[BEGIN]

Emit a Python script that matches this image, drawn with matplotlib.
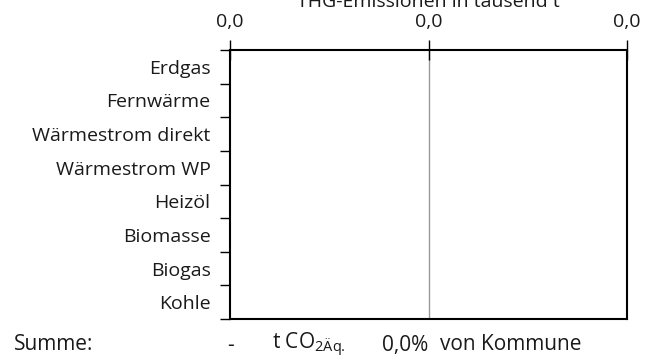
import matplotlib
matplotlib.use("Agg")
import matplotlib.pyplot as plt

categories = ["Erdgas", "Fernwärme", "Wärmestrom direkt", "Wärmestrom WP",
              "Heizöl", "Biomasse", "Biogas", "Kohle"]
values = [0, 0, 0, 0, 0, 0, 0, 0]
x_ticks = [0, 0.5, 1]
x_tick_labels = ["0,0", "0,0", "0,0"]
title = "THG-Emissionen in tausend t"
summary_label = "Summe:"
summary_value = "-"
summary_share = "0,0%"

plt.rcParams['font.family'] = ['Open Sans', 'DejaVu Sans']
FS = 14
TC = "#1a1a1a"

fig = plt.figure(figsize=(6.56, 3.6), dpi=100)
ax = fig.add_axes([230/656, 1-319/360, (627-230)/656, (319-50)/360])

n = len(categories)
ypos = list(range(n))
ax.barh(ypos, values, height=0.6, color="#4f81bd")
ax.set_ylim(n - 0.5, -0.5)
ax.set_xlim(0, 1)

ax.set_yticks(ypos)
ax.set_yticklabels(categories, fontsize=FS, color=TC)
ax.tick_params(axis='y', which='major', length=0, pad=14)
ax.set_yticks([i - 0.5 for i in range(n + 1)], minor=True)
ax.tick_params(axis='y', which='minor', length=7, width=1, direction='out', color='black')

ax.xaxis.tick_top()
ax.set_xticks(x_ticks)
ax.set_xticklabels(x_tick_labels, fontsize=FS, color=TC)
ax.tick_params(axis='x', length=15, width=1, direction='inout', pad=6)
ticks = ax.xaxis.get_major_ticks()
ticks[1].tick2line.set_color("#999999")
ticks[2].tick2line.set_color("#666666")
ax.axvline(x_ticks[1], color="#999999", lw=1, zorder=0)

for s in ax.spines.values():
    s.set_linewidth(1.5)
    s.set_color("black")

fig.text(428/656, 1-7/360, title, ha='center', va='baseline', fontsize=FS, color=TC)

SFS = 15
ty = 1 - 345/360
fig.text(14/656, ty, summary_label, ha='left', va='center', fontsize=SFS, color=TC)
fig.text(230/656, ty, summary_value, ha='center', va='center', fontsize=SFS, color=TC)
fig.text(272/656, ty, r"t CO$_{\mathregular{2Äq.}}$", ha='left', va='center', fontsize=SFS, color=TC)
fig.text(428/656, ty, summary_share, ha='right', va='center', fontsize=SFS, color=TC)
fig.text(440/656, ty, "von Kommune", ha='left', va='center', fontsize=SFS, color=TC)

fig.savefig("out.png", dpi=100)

[END]

WHAT NEEDS TO BE DONE -
Begin at the first line of the data above and repeat each line exactly, stopping after the line containing "import matplotlib.pyplot as plt". Omit the pictures.

ANSWER TO THE PROBLEM -
Emit a Python script that matches this image, drawn with matplotlib.
import matplotlib
matplotlib.use("Agg")
import matplotlib.pyplot as plt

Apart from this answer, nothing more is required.